--- Exercise material ---
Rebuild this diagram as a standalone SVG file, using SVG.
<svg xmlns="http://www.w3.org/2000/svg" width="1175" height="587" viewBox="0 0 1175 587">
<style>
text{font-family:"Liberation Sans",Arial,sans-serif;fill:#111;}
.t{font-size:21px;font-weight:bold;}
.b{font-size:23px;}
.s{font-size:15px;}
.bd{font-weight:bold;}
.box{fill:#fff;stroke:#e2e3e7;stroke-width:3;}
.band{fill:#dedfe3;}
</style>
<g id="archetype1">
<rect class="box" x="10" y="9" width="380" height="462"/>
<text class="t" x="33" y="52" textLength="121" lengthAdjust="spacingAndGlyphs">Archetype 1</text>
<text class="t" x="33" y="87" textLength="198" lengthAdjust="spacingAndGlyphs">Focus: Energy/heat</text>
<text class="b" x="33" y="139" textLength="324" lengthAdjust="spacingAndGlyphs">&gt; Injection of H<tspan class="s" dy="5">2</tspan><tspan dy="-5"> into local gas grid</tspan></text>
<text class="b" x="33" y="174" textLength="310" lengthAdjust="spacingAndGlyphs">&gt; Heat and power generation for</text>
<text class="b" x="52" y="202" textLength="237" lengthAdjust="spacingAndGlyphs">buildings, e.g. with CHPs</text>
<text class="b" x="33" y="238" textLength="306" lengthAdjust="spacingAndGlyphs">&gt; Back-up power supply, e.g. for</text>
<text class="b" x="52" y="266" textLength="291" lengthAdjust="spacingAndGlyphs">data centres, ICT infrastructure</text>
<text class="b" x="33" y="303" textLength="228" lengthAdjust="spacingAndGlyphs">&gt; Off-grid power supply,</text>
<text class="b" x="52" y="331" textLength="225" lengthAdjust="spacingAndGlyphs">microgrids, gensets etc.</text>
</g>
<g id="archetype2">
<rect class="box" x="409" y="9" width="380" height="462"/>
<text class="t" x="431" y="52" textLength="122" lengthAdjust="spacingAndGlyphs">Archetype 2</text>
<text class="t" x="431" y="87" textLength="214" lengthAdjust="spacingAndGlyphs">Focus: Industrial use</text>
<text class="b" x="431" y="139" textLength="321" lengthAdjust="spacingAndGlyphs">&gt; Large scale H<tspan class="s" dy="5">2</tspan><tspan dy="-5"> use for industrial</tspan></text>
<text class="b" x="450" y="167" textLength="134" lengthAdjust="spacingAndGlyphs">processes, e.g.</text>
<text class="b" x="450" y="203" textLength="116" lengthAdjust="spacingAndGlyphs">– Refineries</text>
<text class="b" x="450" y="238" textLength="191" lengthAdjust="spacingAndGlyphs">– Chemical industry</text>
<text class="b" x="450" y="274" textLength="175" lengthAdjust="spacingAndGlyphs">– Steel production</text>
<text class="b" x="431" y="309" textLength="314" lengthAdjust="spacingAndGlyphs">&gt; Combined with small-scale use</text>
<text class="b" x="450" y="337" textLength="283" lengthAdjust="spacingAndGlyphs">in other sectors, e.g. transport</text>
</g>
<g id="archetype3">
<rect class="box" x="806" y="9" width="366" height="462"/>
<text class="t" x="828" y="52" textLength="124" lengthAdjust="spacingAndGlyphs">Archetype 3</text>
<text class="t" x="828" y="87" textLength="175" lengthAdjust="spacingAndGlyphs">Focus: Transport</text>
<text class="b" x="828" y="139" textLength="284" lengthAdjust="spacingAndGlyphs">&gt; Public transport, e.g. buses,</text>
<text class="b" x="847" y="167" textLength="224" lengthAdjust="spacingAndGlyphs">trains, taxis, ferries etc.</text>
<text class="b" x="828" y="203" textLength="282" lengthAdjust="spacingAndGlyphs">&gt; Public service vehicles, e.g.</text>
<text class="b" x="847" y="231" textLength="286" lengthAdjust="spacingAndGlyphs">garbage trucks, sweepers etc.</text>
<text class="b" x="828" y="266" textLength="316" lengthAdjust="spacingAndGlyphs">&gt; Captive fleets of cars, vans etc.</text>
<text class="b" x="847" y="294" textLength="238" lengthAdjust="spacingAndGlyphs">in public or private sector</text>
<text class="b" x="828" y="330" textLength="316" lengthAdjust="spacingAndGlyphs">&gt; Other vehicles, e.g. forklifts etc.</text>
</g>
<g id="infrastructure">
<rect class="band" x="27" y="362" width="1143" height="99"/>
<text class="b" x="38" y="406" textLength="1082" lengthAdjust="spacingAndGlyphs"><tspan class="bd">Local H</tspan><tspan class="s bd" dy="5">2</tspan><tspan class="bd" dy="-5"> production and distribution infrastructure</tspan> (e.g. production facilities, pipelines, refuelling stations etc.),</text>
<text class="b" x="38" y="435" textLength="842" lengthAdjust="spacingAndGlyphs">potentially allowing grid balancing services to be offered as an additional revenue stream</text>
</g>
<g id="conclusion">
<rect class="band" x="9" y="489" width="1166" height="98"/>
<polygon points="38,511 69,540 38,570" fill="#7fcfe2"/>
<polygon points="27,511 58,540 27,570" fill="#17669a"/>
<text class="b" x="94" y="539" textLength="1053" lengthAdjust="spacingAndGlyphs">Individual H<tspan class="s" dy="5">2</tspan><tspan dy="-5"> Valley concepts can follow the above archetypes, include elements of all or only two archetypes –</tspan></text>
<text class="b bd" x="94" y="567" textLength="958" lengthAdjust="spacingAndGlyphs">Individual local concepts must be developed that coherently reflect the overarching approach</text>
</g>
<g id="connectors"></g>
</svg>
---
--- Exercise material ---
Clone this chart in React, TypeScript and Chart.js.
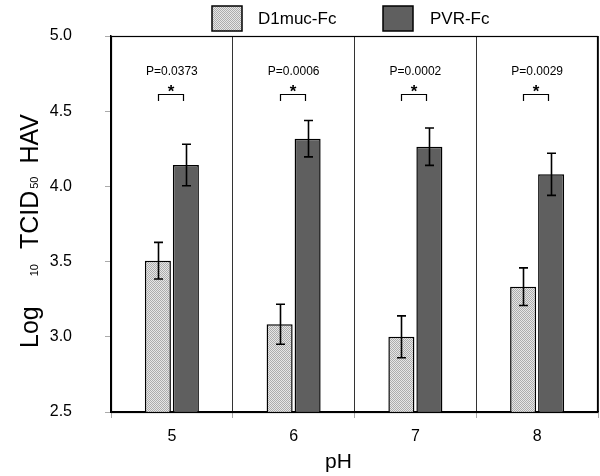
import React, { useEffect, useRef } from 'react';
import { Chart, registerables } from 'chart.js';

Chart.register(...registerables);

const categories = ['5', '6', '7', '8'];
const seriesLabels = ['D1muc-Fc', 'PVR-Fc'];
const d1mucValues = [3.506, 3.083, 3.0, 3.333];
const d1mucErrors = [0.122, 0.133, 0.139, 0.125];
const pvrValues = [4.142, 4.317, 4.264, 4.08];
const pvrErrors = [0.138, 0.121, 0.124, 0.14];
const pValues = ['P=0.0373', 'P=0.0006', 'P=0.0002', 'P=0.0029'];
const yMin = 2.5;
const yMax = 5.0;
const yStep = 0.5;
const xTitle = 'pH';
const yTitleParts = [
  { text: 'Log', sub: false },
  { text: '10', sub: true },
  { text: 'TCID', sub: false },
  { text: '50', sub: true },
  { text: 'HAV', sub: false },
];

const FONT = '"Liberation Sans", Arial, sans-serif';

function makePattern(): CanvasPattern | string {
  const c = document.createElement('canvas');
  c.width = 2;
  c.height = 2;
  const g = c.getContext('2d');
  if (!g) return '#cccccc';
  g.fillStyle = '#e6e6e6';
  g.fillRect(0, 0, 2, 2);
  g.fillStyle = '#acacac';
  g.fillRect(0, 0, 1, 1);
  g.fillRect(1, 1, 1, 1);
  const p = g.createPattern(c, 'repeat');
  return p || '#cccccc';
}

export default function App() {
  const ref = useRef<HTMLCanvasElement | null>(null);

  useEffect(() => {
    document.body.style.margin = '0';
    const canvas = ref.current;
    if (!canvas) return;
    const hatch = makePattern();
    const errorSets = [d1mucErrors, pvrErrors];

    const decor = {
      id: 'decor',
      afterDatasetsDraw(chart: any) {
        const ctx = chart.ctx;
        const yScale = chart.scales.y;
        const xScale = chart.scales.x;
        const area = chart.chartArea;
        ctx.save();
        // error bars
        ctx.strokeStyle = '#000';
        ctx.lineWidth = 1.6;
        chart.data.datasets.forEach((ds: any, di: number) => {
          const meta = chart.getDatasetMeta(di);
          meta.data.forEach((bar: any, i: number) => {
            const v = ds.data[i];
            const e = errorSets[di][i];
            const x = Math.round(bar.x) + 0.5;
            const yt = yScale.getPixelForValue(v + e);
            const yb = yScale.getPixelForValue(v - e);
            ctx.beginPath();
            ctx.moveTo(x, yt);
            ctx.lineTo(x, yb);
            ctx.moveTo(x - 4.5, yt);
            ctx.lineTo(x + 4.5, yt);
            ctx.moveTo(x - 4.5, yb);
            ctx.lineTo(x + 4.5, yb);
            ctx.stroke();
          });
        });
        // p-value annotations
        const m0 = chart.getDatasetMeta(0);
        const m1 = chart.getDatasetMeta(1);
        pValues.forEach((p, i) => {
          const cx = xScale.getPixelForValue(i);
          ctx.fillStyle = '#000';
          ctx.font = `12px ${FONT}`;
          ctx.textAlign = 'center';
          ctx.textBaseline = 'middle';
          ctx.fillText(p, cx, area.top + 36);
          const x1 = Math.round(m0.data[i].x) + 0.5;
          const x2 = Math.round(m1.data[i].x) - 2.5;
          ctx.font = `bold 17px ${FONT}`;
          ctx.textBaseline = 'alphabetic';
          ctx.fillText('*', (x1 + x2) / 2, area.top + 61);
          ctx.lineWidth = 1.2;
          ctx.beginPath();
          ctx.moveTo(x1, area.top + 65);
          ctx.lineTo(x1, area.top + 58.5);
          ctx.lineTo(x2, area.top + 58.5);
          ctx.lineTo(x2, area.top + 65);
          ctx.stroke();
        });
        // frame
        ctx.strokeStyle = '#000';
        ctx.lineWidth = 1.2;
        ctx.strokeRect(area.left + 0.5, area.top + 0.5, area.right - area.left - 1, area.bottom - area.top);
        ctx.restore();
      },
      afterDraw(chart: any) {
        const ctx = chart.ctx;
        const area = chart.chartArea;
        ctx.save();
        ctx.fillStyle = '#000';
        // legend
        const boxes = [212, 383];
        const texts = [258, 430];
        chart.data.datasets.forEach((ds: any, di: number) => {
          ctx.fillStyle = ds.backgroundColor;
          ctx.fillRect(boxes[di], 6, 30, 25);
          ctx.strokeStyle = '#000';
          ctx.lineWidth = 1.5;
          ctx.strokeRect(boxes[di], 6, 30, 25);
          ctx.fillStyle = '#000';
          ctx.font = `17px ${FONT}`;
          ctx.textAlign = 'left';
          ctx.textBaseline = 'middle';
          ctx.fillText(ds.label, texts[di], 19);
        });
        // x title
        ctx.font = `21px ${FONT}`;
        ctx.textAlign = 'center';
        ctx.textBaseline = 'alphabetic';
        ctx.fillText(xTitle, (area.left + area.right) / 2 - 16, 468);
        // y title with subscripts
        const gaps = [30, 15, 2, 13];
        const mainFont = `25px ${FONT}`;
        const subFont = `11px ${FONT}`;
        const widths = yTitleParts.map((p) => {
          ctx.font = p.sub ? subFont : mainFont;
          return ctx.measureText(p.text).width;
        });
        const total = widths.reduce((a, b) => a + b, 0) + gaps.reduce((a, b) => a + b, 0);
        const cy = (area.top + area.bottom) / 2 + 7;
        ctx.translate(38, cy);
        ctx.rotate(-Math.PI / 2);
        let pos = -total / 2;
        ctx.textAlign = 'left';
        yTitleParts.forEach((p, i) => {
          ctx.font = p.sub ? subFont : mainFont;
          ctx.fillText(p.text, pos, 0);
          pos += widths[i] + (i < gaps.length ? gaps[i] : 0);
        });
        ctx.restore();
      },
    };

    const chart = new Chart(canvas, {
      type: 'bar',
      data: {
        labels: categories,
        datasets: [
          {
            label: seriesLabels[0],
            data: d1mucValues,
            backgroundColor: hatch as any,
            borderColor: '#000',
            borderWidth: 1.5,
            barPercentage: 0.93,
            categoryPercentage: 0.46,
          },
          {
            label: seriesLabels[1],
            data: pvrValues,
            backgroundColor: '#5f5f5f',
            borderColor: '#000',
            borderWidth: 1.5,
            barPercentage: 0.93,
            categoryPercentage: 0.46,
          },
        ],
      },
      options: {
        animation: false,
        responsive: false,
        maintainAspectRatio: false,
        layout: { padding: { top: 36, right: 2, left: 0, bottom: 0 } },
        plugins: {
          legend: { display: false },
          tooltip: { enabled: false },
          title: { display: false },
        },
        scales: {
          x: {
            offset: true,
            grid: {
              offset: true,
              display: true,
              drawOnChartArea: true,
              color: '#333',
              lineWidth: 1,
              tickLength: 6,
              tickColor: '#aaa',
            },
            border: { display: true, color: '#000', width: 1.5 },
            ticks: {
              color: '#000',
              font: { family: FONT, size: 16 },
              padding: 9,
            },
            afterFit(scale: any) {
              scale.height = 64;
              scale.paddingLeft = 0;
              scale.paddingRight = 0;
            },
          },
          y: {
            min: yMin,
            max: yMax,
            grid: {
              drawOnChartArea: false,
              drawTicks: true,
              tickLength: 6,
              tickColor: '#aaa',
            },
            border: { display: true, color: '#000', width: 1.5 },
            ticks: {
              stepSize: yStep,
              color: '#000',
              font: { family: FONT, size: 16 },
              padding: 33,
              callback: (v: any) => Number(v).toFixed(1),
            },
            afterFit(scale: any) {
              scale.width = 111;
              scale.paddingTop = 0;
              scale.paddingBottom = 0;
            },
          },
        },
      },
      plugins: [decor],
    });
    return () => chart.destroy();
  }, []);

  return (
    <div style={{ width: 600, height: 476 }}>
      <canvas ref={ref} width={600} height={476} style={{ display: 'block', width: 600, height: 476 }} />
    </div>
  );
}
---
Your first line is the one with "Clone this chart", and your last is the one with "const errorSets = [d1mucErrors, pvrErrors];". Copy those and every line between them exactly, without any pictures.

■ Response to the exercise
Clone this chart in React, TypeScript and Chart.js.
import React, { useEffect, useRef } from 'react';
import { Chart, registerables } from 'chart.js';

Chart.register(...registerables);

const categories = ['5', '6', '7', '8'];
const seriesLabels = ['D1muc-Fc', 'PVR-Fc'];
const d1mucValues = [3.506, 3.083, 3.0, 3.333];
const d1mucErrors = [0.122, 0.133, 0.139, 0.125];
const pvrValues = [4.142, 4.317, 4.264, 4.08];
const pvrErrors = [0.138, 0.121, 0.124, 0.14];
const pValues = ['P=0.0373', 'P=0.0006', 'P=0.0002', 'P=0.0029'];
const yMin = 2.5;
const yMax = 5.0;
const yStep = 0.5;
const xTitle = 'pH';
const yTitleParts = [
  { text: 'Log', sub: false },
  { text: '10', sub: true },
  { text: 'TCID', sub: false },
  { text: '50', sub: true },
  { text: 'HAV', sub: false },
];

const FONT = '"Liberation Sans", Arial, sans-serif';

function makePattern(): CanvasPattern | string {
  const c = document.createElement('canvas');
  c.width = 2;
  c.height = 2;
  const g = c.getContext('2d');
  if (!g) return '#cccccc';
  g.fillStyle = '#e6e6e6';
  g.fillRect(0, 0, 2, 2);
  g.fillStyle = '#acacac';
  g.fillRect(0, 0, 1, 1);
  g.fillRect(1, 1, 1, 1);
  const p = g.createPattern(c, 'repeat');
  return p || '#cccccc';
}

export default function App() {
  const ref = useRef<HTMLCanvasElement | null>(null);

  useEffect(() => {
    document.body.style.margin = '0';
    const canvas = ref.current;
    if (!canvas) return;
    const hatch = makePattern();
    const errorSets = [d1mucErrors, pvrErrors];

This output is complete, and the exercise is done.